German economy ministry presents onshore wind power rescue plan
Clean Energy Wire / Süddeutsche Zeitung
Germany's economy ministry has presented a plan for strengthening the expansion of onshore wind power in Germany. Following a national crisis meeting with the country's wind power industry and other stakeholders at the beginning of September, economy minister Peter Altmaier promised a slew of regulatory changes to remove legal hurdles for wind power expansion and to increase acceptance among residents that have to live near the large turbines. The ministry's plan now includes changes to Germany's environmental law to achieve greater clarity for cases in which turbine projects are blocked for reasons of species' conservation, a better synchronisation of grid expansion measures, and new wind power projects and improved zoning plans for Germany's federal states to ensure that enough land is available for new turbines. "The diversity of our measures and the involved actors show that strengthening wind power is a joint task for the federal government and the federal states," the ministry writes, adding that other ministries and the state governments will share responsibility for implementing the plan's measures.

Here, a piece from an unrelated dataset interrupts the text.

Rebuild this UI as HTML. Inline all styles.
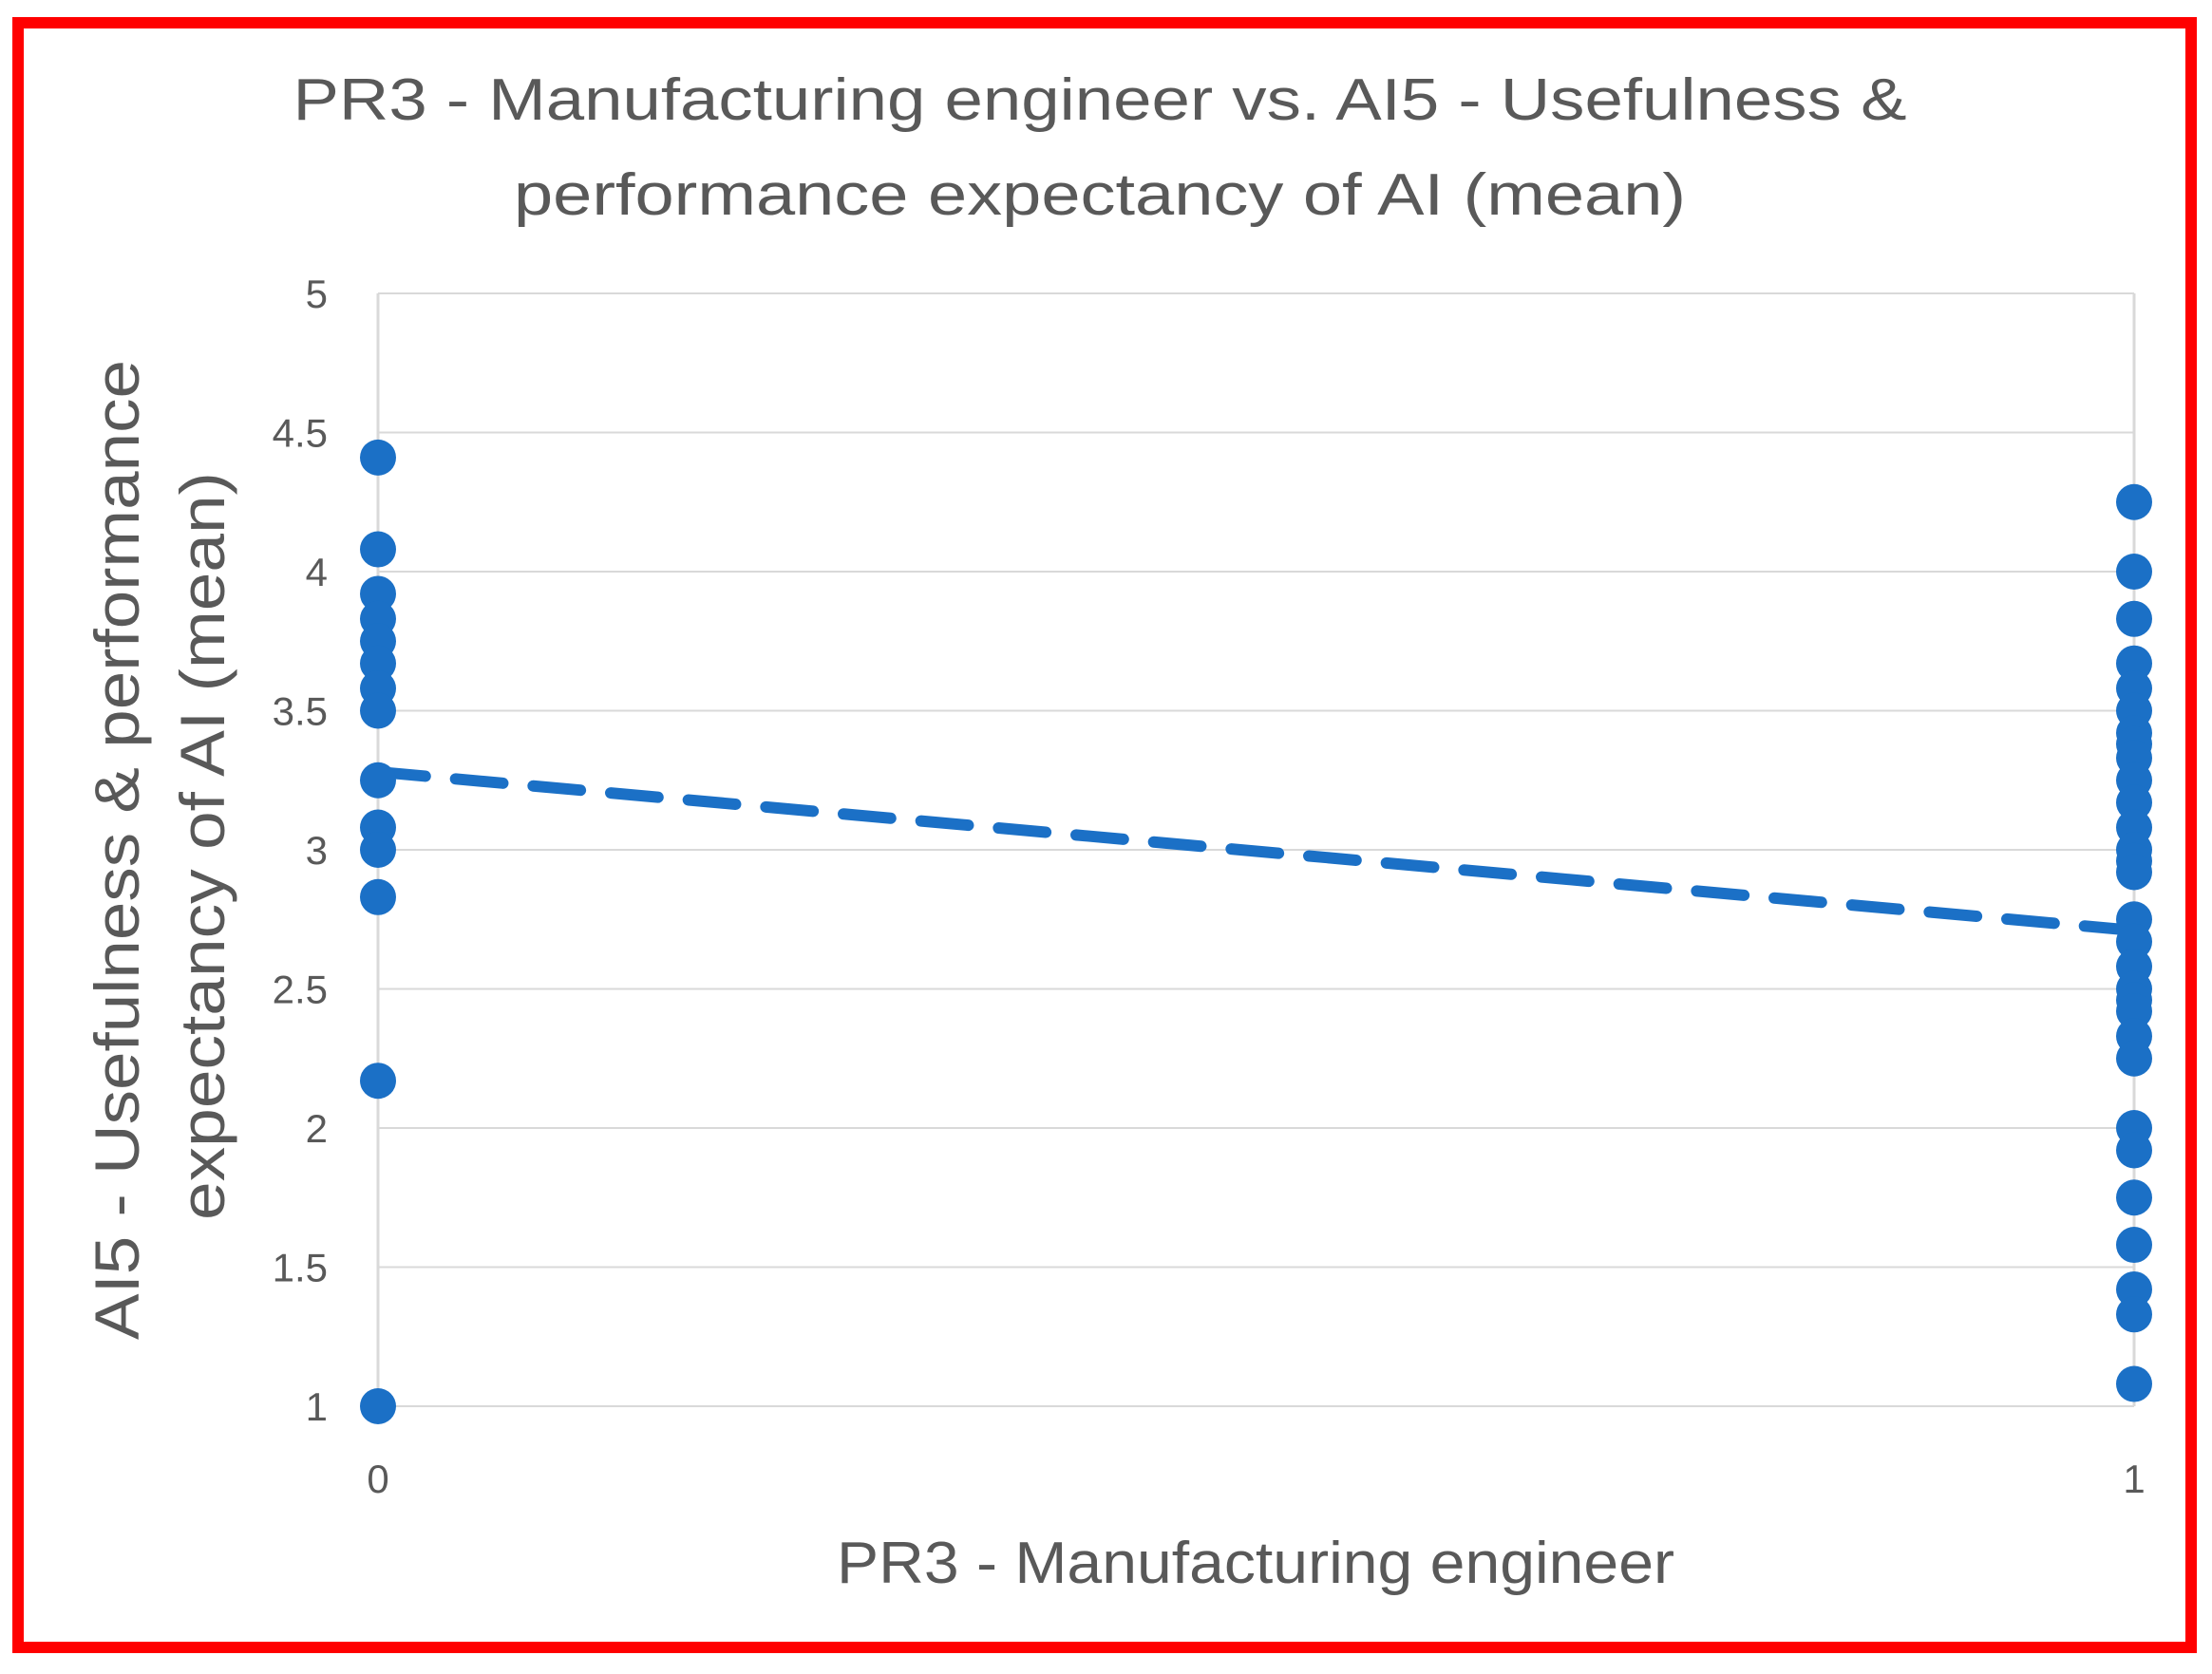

The head of energy company RWE, Rolf Martin Schmitz, said the government would have to "curtail the rights of citizens more" to ensure that wind power expansion in Germany gets back in line with the country's emissions reduction and renewables expansion targets. "Society has to decide what it wants," Schmitz told Süddeutsche Zeitung in an interview.
Onshore wind power expansion in Germany has fallen to its lowest level in 20 years in the first half of 2019, casting doubts over the government's plans to reach a share of 65 percent renewables in power consumption by 2030. The main reasons for lagging expansion are licensing problems and lawsuits against new turbines by local residents and other interest groups.